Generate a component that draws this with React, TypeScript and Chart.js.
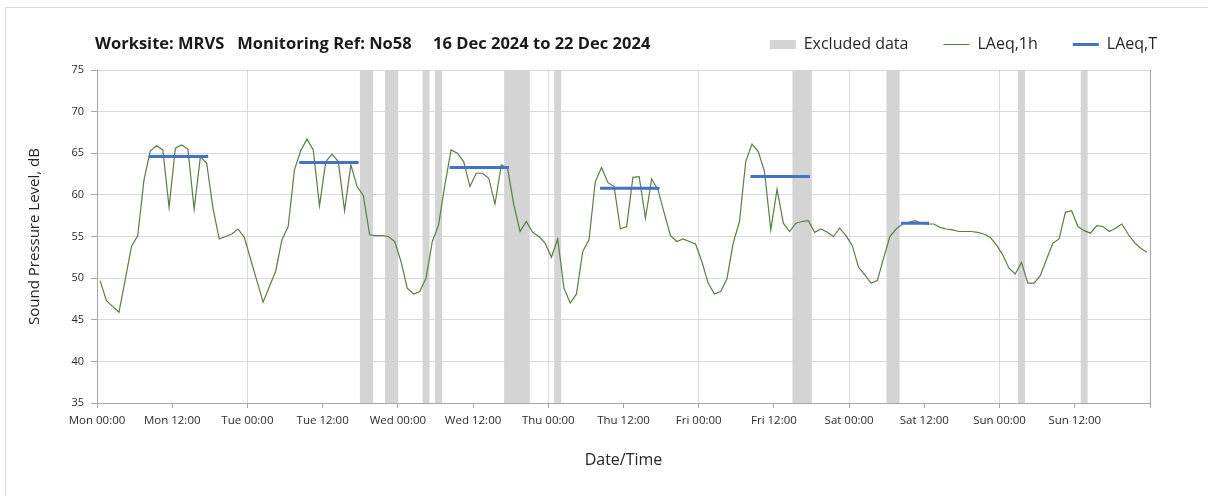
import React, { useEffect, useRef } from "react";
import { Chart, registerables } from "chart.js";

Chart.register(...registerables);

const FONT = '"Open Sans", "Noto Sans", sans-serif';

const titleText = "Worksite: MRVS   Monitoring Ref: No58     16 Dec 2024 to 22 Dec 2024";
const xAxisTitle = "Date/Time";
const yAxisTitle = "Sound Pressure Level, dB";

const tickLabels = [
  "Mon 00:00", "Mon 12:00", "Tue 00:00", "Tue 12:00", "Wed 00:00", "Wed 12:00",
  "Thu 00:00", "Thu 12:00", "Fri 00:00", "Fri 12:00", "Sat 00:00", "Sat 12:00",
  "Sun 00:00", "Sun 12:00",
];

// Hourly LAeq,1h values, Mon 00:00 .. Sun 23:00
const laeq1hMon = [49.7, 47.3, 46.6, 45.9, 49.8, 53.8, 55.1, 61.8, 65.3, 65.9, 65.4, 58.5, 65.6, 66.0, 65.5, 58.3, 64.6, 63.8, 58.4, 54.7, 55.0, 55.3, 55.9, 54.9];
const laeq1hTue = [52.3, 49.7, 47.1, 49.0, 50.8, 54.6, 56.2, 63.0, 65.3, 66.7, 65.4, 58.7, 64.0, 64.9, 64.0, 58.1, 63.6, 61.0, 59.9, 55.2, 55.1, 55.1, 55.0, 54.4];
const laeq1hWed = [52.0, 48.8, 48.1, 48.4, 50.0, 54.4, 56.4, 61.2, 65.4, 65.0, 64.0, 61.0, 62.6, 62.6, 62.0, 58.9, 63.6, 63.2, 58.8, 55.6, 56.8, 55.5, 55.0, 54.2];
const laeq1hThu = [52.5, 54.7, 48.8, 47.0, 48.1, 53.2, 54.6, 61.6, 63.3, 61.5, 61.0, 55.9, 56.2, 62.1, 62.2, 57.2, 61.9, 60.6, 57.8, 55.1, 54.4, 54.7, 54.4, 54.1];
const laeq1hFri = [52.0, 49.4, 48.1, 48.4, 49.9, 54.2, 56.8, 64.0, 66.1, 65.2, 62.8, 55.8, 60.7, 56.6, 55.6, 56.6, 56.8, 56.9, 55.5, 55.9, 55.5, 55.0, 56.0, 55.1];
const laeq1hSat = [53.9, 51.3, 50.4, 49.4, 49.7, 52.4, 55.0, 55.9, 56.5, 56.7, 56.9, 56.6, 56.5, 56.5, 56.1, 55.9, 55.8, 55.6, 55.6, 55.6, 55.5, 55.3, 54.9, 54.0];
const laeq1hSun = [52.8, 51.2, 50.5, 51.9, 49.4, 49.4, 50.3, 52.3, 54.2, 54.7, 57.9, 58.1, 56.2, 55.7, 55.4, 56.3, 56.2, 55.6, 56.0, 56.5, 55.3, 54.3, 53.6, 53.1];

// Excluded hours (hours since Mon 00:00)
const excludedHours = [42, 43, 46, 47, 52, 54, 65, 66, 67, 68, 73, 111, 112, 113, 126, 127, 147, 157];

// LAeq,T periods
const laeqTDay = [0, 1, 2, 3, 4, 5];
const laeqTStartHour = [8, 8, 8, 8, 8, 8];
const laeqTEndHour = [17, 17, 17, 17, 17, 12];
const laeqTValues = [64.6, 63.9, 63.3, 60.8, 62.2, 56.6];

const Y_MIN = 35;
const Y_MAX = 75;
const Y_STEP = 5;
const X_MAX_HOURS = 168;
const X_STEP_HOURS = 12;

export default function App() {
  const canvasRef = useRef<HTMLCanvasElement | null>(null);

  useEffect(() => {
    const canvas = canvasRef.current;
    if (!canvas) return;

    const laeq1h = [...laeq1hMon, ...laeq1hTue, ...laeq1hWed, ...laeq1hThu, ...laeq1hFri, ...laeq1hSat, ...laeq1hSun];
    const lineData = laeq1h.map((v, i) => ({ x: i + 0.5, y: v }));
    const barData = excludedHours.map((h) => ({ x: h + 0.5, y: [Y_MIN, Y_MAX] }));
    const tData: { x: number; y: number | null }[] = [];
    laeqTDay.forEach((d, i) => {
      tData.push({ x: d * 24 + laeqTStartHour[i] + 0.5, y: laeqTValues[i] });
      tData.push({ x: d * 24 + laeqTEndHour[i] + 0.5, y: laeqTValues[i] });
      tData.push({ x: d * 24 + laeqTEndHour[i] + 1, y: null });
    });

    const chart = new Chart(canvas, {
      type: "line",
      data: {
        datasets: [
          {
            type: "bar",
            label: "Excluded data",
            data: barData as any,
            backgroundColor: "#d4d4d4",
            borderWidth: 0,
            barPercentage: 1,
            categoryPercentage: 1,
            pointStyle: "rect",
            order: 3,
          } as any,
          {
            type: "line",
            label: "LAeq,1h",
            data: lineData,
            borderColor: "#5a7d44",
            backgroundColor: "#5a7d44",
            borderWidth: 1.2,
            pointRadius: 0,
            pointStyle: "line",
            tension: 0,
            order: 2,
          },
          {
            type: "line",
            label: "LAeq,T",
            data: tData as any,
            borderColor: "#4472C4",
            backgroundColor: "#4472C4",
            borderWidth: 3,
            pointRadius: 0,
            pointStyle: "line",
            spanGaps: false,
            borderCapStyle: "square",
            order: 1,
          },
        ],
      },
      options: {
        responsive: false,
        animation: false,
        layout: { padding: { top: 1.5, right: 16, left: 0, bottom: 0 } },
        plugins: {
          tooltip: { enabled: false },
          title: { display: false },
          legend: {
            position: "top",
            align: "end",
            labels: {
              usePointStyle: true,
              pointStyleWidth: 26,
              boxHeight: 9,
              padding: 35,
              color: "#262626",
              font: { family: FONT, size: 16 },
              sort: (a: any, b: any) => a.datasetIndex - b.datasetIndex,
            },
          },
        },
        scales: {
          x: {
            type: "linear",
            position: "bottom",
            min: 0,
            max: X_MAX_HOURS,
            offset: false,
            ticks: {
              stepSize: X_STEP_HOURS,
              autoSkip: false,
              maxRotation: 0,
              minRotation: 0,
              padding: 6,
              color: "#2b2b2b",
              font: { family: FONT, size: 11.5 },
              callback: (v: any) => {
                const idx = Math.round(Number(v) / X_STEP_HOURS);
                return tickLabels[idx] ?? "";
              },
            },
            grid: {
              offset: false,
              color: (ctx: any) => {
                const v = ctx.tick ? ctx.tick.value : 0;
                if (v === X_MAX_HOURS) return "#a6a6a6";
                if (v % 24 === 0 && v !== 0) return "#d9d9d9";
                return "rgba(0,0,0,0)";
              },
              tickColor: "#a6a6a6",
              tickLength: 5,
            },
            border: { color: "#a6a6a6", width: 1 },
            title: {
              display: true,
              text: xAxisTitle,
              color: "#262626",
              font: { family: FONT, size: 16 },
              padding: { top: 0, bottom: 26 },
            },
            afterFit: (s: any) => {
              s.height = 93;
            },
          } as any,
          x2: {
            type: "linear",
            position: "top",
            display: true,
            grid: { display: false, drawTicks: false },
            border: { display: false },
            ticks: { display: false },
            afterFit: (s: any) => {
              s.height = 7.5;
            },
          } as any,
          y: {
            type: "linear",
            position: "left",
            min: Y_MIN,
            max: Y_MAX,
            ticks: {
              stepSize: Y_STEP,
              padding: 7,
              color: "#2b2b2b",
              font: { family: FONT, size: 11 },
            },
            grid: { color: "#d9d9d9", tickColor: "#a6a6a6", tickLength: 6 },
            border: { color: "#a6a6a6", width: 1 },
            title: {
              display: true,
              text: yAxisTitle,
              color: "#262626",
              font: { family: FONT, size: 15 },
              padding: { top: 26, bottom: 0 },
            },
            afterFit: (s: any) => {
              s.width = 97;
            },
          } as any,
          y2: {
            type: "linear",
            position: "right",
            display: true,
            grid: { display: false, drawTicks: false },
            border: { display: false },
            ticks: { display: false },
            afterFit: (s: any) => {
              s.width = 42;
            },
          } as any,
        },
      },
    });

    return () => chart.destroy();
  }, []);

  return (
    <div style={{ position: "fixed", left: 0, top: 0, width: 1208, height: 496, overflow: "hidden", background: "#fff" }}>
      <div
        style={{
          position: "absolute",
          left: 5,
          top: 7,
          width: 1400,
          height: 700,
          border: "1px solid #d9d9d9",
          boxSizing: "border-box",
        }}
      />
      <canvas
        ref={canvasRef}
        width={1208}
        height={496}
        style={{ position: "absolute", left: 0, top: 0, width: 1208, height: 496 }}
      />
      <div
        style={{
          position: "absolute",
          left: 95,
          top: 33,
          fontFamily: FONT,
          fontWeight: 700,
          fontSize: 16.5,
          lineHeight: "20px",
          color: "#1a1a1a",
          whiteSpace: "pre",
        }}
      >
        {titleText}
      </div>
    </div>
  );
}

- Task to carry out: Where a line contains the string "React", extract that line.

- Exercise answer:
Generate a component that draws this with React, TypeScript and Chart.js.
import React, { useEffect, useRef } from "react";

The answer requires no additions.